Lamini On-Demand supports a variety of the most popular open source LLMs, including Llama 3.1, Mistral 3, Phi-3, Qwen 2, and many more.

Models available on Lamini On-Demand for inference and tuning:

  • EleutherAI/pythia-410m
  • EleutherAI/pythia-70m
  • hf-internal-testing/tiny-random-gpt2
  • meta-llama/Llama-2-13b-chat-hf
  • meta-llama/Llama-2-7b-chat-hf
  • meta-llama/Llama-2-7b-hf
  • meta-llama/Meta-Llama-3-8B-Instruct
  • meta-llama/Meta-Llama-3.1-8B-Instruct
  • microsoft/phi-2
  • microsoft/Phi-3-mini-4k-instruct
  • mistralai/Mistral-7B-Instruct-v0.1
  • mistralai/Mistral-7B-Instruct-v0.2
  • mistralai/Mistral-7B-Instruct-v0.3
  • Qwen/Qwen2-7B-Instruct

Lamini Reserved and Self-Managed

Lamini Reserved and Self-Managed support all CausalLM models from Hugging Face (excluding those requiring Flash Attention 2 or 3).

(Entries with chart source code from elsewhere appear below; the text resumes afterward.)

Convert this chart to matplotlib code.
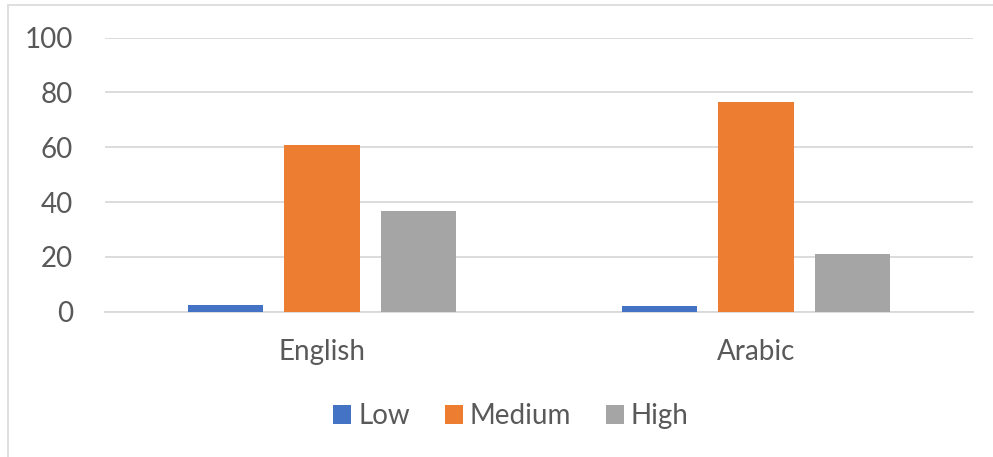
import matplotlib
matplotlib.use("Agg")
import matplotlib.pyplot as plt
from matplotlib.patches import Rectangle
import numpy as np

categories = ["English", "Arabic"]
series_names = ["Low", "Medium", "High"]
low_values = [2.4, 2.1]
medium_values = [60.8, 76.4]
high_values = [36.6, 21.1]
yticks = [0, 20, 40, 60, 80, 100]

colors = ["#4472C4", "#ED7D31", "#A5A5A5"]
text_color = "#595959"
grid_color = "#D9D9D9"

plt.rcParams["font.family"] = ["Lato", "DejaVu Sans"]

fig = plt.figure(figsize=(9.93, 4.57), dpi=100)
ax = fig.add_axes([105 / 993, 1 - 311.7 / 457, 868 / 993, (311.7 - 37.7) / 457])

x = np.arange(len(categories))
bar_w = 0.173
offset = 0.222
for i, (name, vals) in enumerate(zip(series_names, [low_values, medium_values, high_values])):
    ax.bar(x + (i - 1) * offset, vals, width=bar_w, color=colors[i], label=name, zorder=3)

ax.set_xlim(-0.5, len(categories) - 0.5)
ax.set_ylim(0, 100)
ax.set_yticks(yticks)
ax.set_xticks(x)
ax.set_xticklabels(categories)
ax.tick_params(axis="both", length=0, colors=text_color, labelsize=20)
ax.tick_params(axis="y", pad=23)
ax.tick_params(axis="x", pad=20)
ax.grid(axis="y", color=grid_color, linewidth=1.3, zorder=0)
for side in ["top", "right", "left"]:
    ax.spines[side].set_visible(False)
ax.spines["bottom"].set_color(grid_color)
ax.spines["bottom"].set_linewidth(1.3)

leg = fig.legend(loc="center", bbox_to_anchor=(511 / 993, 1 - 416 / 457), ncol=3,
                 frameon=False, fontsize=20, handlelength=0.65, handleheight=0.65,
                 handletextpad=0.25, columnspacing=1.25, labelcolor=text_color)

# chart area outline
fig.patches.append(Rectangle((8 / 993, -0.1), 1.1, 1 - 5 / 457 + 0.1,
                             transform=fig.transFigure, fill=False,
                             edgecolor="#D9D9D9", linewidth=1.2))

fig.savefig("out.png", dpi=100)
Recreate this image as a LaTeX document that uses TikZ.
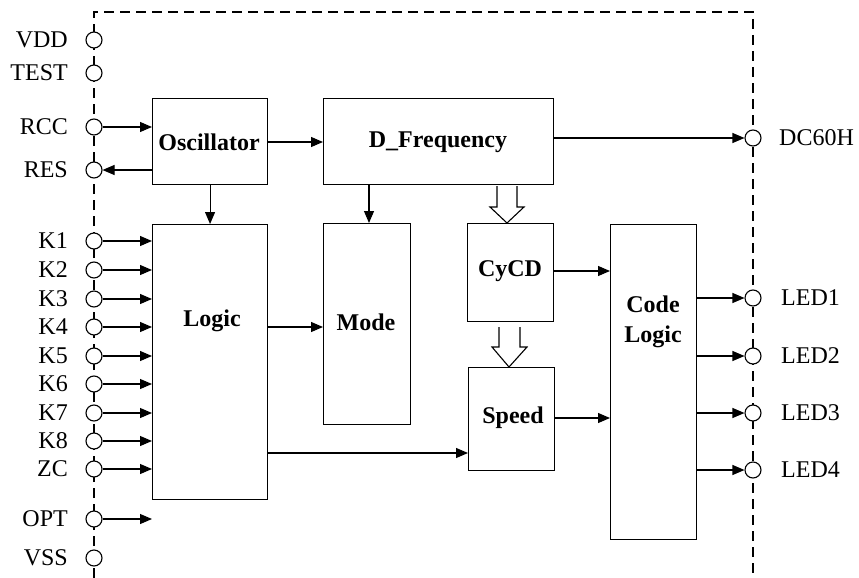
\documentclass[tikz,border=0pt]{standalone}
\usepackage{fontspec}
\setmainfont{Liberation Serif}
\usetikzlibrary{arrows.meta,calc}
\begin{document}
\begin{tikzpicture}[x=1pt,y=-1pt,
  box/.style={draw,line width=1.1pt,inner sep=0pt,anchor=north west},
  pin/.style={draw,circle,fill=white,line width=1.1pt,minimum size=16pt,inner sep=0pt},
  lab/.style={font=\fontsize{24}{27}\selectfont,inner sep=0pt},
  blab/.style={font=\fontsize{24}{27}\selectfont\bfseries,inner sep=0pt,align=center},
  arr/.style={line width=1.1pt,-{Triangle[length=12pt,width=10pt]}},
  hollow/.style={draw,line width=1.1pt,fill=white},
  border/.style={line width=1.8pt,dash pattern=on 10pt off 6pt}]
\useasboundingbox (0,0) rectangle (859,578);
% chip border
\coordinate (bl) at (94,578);
\coordinate (tl) at (94,12);
\coordinate (tr) at (753,12);
\coordinate (br) at (753,578);
\draw[border] (bl) -- (tl) -- (tr) -- (br);
% boxes
\node[box,minimum width=115pt,minimum height=86pt] (osc) at (152,98) {};
\node[blab] (oscT) at (209,142) {Oscillator};
\node[box,minimum width=230pt,minimum height=86pt] (dfr) at (323,98) {};
\node[blab] (dfrT) at (438,142) {D\_Frequency};
\node[box,minimum width=115pt,minimum height=275pt] (logic) at (152,224) {};
\node[blab] (logicT) at (212,321) {Logic};
\node[box,minimum width=87pt,minimum height=201pt] (mode) at (323,223) {};
\node[blab] (modeT) at (366,322) {Mode};
\node[box,minimum width=86pt,minimum height=98pt] (cycd) at (467,223) {};
\node[blab] (cycdT) at (510,271) {CyCD};
\node[box,minimum width=86pt,minimum height=103pt] (speed) at (468,367) {};
\node[blab] (speedT) at (513,418) {Speed};
\node[box,minimum width=86pt,minimum height=315pt] (code) at (610,224) {};
\node[blab] (codeT) at (653,322) {Code\\[3pt]Logic};
% left pins
\foreach \n/\t/\y in {vdd/VDD/40, test/TEST/73, rcc/RCC/127, res/RES/170,
  k1/K1/241, k2/K2/270, k3/K3/299, k4/K4/327, k5/K5/356, k6/K6/384,
  k7/K7/413, k8/K8/441, zc/ZC/469, opt/OPT/519, vss/VSS/558}{
  \node[pin] (\n) at (94,\y) {};
  \node[lab,anchor=east] (\n T) at (68,\y) {\t};
}
% right pins
\node[pin] (dc) at (753,138) {};
\node[lab,anchor=west] (dcT) at (779,138) {DC60H};
\foreach \n/\t/\y in {led1/LED1/298, led2/LED2/356, led3/LED3/413, led4/LED4/470}{
  \node[pin] (\n) at (753,\y) {};
  \node[lab,anchor=west] (\n T) at (781,\y) {\t};
}
% connectors
\draw[arr] (rcc.east) -- (rcc.east -| osc.west);
\draw[arr] (res.east -| osc.west) -- (res.east);
\foreach \n in {k1,k2,k3,k4,k5,k6,k7,k8,zc}{
  \draw[arr] (\n.east) -- (\n.east -| logic.west);
}
\coordinate (optend) at (152,519);
\draw[arr] (opt.east) -- (optend);
\draw[arr] (osc.south) -- (osc.south |- logic.north);
\draw[arr] (osc.east |- dfrT) -- (dfr.west |- dfrT);
\draw[arr] (dfr.east |- dc) -- (dc.west);
\coordinate (dm) at (369,184);
\draw[arr] (dm) -- (dm |- mode.north);
\coordinate (lm) at (267,327);
\draw[arr] (lm) -- (lm -| mode.west);
\coordinate (ls) at (267,453);
\draw[arr] (ls) -- (ls -| speed.west);
\draw[arr] (cycd.east |- cycdT) -- (code.west |- cycdT);
\draw[arr] (speed.east |- speedT) -- (code.west |- speedT);
\foreach \n in {led1,led2,led3,led4}{
  \draw[arr] (code.east |- \n) -- (\n.west);
}
% hollow arrows
\draw[hollow] (497,186) -- (497,207) -- (490,207) -- (cycd.north -| 507,0) -- (524,207) -- (517,207) -- (517,186);
\draw[hollow] (499,327) -- (499,347) -- (492,347) -- (speed.north -| 509,0) -- (527,347) -- (520,347) -- (520,327);
\end{tikzpicture}
\end{document}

Roughly 95% of all models on HF are supported. If you're interested in using models that aren't available in Lamini On-Demand, please contact us.

Model size and performance

With Memory Tuning you can achieve very high factual accuracy with 8B models, without giving up fluent generalization. Using smaller models lowers operating costs and improves latency.

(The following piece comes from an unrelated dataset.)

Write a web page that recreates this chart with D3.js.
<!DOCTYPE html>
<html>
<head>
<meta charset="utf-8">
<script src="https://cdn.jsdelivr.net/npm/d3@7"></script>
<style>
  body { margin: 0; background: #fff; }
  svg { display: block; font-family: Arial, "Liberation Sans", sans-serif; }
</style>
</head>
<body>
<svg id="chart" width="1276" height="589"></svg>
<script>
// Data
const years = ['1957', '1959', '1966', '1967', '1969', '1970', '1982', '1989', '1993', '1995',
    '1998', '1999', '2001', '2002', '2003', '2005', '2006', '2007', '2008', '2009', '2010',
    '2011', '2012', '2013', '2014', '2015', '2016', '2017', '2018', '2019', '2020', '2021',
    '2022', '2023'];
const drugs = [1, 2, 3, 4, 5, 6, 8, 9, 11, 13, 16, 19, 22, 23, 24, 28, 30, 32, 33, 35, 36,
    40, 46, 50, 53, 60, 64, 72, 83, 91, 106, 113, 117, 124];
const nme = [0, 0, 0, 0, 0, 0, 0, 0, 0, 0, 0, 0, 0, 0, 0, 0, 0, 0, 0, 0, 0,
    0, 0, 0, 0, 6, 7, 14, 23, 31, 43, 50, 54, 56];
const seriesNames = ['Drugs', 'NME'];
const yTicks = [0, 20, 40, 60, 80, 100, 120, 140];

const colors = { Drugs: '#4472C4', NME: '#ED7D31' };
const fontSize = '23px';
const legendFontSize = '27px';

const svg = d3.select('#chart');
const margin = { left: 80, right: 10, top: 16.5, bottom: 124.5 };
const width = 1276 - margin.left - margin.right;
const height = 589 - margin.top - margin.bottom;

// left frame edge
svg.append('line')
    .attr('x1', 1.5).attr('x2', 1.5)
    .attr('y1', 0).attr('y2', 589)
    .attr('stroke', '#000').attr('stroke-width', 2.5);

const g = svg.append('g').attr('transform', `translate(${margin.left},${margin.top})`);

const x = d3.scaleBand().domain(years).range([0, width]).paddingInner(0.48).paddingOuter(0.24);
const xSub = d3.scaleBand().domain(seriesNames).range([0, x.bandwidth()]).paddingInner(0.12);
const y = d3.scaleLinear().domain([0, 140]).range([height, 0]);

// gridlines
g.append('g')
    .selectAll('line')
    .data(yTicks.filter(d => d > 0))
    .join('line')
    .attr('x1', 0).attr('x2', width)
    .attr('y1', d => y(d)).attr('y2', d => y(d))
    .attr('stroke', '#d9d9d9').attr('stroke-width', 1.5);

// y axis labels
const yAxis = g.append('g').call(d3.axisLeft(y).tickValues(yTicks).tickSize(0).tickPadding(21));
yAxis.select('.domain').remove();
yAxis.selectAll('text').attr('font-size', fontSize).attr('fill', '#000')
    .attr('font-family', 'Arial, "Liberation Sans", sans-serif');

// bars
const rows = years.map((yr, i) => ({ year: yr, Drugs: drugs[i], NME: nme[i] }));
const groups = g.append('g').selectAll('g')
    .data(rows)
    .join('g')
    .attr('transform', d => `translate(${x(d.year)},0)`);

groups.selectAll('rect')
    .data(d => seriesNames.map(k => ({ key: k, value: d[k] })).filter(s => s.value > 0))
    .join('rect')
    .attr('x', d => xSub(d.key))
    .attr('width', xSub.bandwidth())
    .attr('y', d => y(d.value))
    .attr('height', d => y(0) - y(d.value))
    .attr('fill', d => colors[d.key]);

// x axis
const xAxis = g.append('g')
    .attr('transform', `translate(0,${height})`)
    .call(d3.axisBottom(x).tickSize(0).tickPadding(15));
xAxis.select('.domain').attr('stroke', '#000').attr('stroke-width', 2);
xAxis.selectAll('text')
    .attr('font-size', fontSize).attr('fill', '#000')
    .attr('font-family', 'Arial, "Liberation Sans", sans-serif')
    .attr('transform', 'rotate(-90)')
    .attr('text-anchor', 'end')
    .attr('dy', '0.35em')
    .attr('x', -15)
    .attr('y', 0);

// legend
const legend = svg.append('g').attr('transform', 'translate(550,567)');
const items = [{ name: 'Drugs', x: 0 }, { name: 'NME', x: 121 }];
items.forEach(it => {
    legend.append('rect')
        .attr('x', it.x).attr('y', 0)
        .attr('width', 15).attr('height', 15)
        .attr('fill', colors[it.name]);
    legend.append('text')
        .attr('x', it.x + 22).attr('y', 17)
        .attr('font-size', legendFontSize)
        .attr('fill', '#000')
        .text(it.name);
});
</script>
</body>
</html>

Some factors to consider when thinking about model size:

  • The more active parameters a model has, the more GPU memory is required to use the model.
  • If a model is larger than a single GPU's memory, it needs to run across multiple GPUs. This means exchanging more data across the network, and both inference and tuning will take longer.
  • Tuning requires significantly more GPU memory than inference.

Model loading

Lamini On-Demand only allows use of the models listed above.

If you're using Lamini Reserved or Self-Managed, you can configure your cluster to use any supported Hugging Face model.

The batch_model_list in llama_config.yaml lets you specify which models to preload onto your allocated inference GPUs. Inference requests for all other models will be handled by your allocated catchall GPUs, and those models will be loaded from Hugging Face when requested.

Because models are large (usually tens of GBs), downloading them from Hugging Face and then loading them into GPU memory takes time. Please allow 20-30 minutes for non-preloaded models to load. Requests for models that have not yet loaded will return an error.

We recommend focusing development on one model or a small set of models, and preloading them. We've seen the highest accuracy and performance gains come from improving data quality and tuning recipes, rather than testing many models hoping to find one that works significantly better out of the box.